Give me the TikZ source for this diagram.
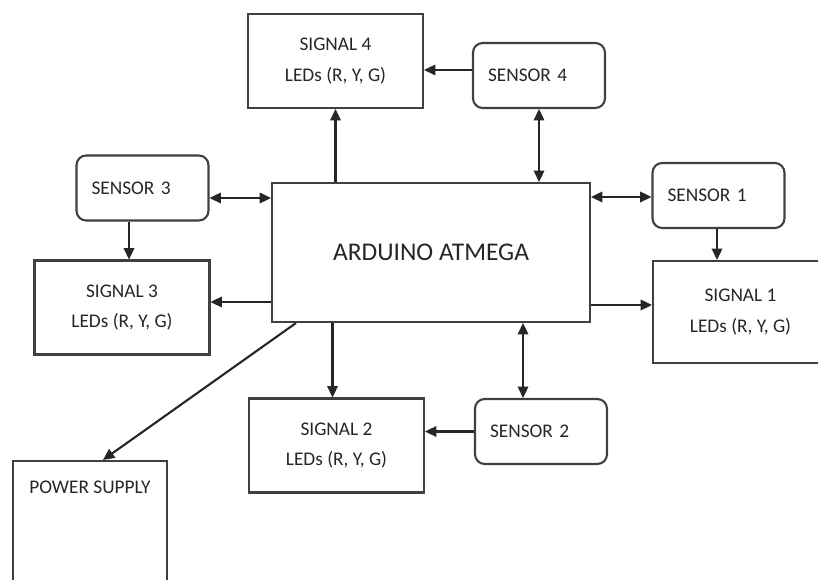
\documentclass[tikz,border=0pt]{standalone}
\usepackage{fontspec}
\setmainfont{Carlito}
\usetikzlibrary{arrows.meta,calc,positioning}

\begin{document}
\begin{tikzpicture}[x=0.02cm, y=-0.02cm,
    sigbox/.style={draw=black!75, line width=1.2pt, minimum width=3.5cm, minimum height=1.88cm, align=center, text=black!85, font=\fontsize{11}{17.5}\selectfont},
    senbox/.style={draw=black!75, line width=1.2pt, rounded corners=5.5pt, text width=2.04cm, inner xsep=0.3cm, minimum height=1.3cm, align=left, text=black!85, font=\fontsize{11}{13}\selectfont},
    arr/.style={-{Triangle[length=6.5pt, width=6pt]}, line width=1.2pt, draw=black!85},
    darr/.style={{Triangle[length=6.5pt, width=6pt]}-{Triangle[length=6.5pt, width=6pt]}, line width=1.2pt, draw=black!85}
]
\useasboundingbox (0,0) rectangle (818,580);

\node[sigbox, minimum width=6.36cm, minimum height=2.78cm, font=\fontsize{14.5}{17}\selectfont] (ard) at (431,252.5) {ARDUINO ATMEGA};

\node[sigbox] (sig4) at (335.5,61) {SIGNAL 4\\LEDs (R, Y, G)};
\node[sigbox] (sig3) at (122,307.5) {SIGNAL 3\\LEDs (R, Y, G)};
\node[sigbox, minimum height=2.04cm] (sig1) at (740.5,312) {SIGNAL 1\\LEDs (R, Y, G)};
\node[sigbox] (sig2) at (336.5,445.5) {SIGNAL 2\\LEDs (R, Y, G)};

\node[senbox] (sen4) at (539,75.5) {SENSOR 4};
\node[senbox] (sen3) at (142.5,188) {SENSOR 3};
\node[senbox] (sen1) at (718.5,195.5) {SENSOR 1};
\node[senbox] (sen2) at (541,431.5) {SENSOR 2};

\node[sigbox, minimum width=3.08cm, minimum height=3cm] (pwr) at (90,536) {};
\node[text=black!85, font=\fontsize{11}{13}\selectfont] (pwrtxt) at (90,487) {POWER SUPPLY};

% top
\draw[arr] (sig4.south |- ard.north) -- (sig4.south);
\draw[arr] ([yshift=0.11cm]sen4.west) -- ([yshift=0.11cm]sen4.west -| sig4.east);
\draw[darr] (sen4.south) -- (sen4.south |- ard.north);

% left
\draw[darr] ([yshift=-0.2cm]sen3.east) -- ([yshift=-0.2cm]sen3.east -| ard.west);
\draw[arr] ([xshift=-0.27cm]sen3.south) -- ([xshift=-0.27cm]sen3.south |- sig3.north);
\draw[arr] ([yshift=0.11cm]sig3.east -| ard.west) -- ([yshift=0.11cm]sig3.east);

% right
\draw[darr] ([yshift=-0.03cm]sen1.west -| ard.east) -- ([yshift=-0.03cm]sen1.west);
\draw[arr] ([xshift=-0.03cm]sen1.south) -- ([xshift=-0.03cm]sen1.south |- sig1.north);
\draw[arr] ([yshift=0.14cm]sig1.west -| ard.east) -- ([yshift=0.14cm]sig1.west);

% bottom
\draw[arr] ([xshift=-0.08cm]sig2.north |- ard.south) -- ([xshift=-0.08cm]sig2.north);
\draw[darr] ([xshift=-0.36cm]sen2.north |- ard.south) -- ([xshift=-0.36cm]sen2.north);
\draw[arr] (sen2.west) -- (sen2.west -| sig2.east);
\draw[arr] ([xshift=0.5cm]ard.south west) -- ([xshift=0.26cm]pwr.north);
\end{tikzpicture}
\end{document}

_Problem to work on_
All the lines above are to be reproduced exactly, except the pictures.

_Finished task_
Give me the TikZ source for this diagram.
\documentclass[tikz,border=0pt]{standalone}
\usepackage{fontspec}
\setmainfont{Carlito}
\usetikzlibrary{arrows.meta,calc,positioning}

\begin{document}
\begin{tikzpicture}[x=0.02cm, y=-0.02cm,
    sigbox/.style={draw=black!75, line width=1.2pt, minimum width=3.5cm, minimum height=1.88cm, align=center, text=black!85, font=\fontsize{11}{17.5}\selectfont},
    senbox/.style={draw=black!75, line width=1.2pt, rounded corners=5.5pt, text width=2.04cm, inner xsep=0.3cm, minimum height=1.3cm, align=left, text=black!85, font=\fontsize{11}{13}\selectfont},
    arr/.style={-{Triangle[length=6.5pt, width=6pt]}, line width=1.2pt, draw=black!85},
    darr/.style={{Triangle[length=6.5pt, width=6pt]}-{Triangle[length=6.5pt, width=6pt]}, line width=1.2pt, draw=black!85}
]
\useasboundingbox (0,0) rectangle (818,580);

\node[sigbox, minimum width=6.36cm, minimum height=2.78cm, font=\fontsize{14.5}{17}\selectfont] (ard) at (431,252.5) {ARDUINO ATMEGA};

\node[sigbox] (sig4) at (335.5,61) {SIGNAL 4\\LEDs (R, Y, G)};
\node[sigbox] (sig3) at (122,307.5) {SIGNAL 3\\LEDs (R, Y, G)};
\node[sigbox, minimum height=2.04cm] (sig1) at (740.5,312) {SIGNAL 1\\LEDs (R, Y, G)};
\node[sigbox] (sig2) at (336.5,445.5) {SIGNAL 2\\LEDs (R, Y, G)};

\node[senbox] (sen4) at (539,75.5) {SENSOR 4};
\node[senbox] (sen3) at (142.5,188) {SENSOR 3};
\node[senbox] (sen1) at (718.5,195.5) {SENSOR 1};
\node[senbox] (sen2) at (541,431.5) {SENSOR 2};

\node[sigbox, minimum width=3.08cm, minimum height=3cm] (pwr) at (90,536) {};
\node[text=black!85, font=\fontsize{11}{13}\selectfont] (pwrtxt) at (90,487) {POWER SUPPLY};

% top
\draw[arr] (sig4.south |- ard.north) -- (sig4.south);
\draw[arr] ([yshift=0.11cm]sen4.west) -- ([yshift=0.11cm]sen4.west -| sig4.east);
\draw[darr] (sen4.south) -- (sen4.south |- ard.north);

% left
\draw[darr] ([yshift=-0.2cm]sen3.east) -- ([yshift=-0.2cm]sen3.east -| ard.west);
\draw[arr] ([xshift=-0.27cm]sen3.south) -- ([xshift=-0.27cm]sen3.south |- sig3.north);
\draw[arr] ([yshift=0.11cm]sig3.east -| ard.west) -- ([yshift=0.11cm]sig3.east);

% right
\draw[darr] ([yshift=-0.03cm]sen1.west -| ard.east) -- ([yshift=-0.03cm]sen1.west);
\draw[arr] ([xshift=-0.03cm]sen1.south) -- ([xshift=-0.03cm]sen1.south |- sig1.north);
\draw[arr] ([yshift=0.14cm]sig1.west -| ard.east) -- ([yshift=0.14cm]sig1.west);

% bottom
\draw[arr] ([xshift=-0.08cm]sig2.north |- ard.south) -- ([xshift=-0.08cm]sig2.north);
\draw[darr] ([xshift=-0.36cm]sen2.north |- ard.south) -- ([xshift=-0.36cm]sen2.north);
\draw[arr] (sen2.west) -- (sen2.west -| sig2.east);
\draw[arr] ([xshift=0.5cm]ard.south west) -- ([xshift=0.26cm]pwr.north);
\end{tikzpicture}
\end{document}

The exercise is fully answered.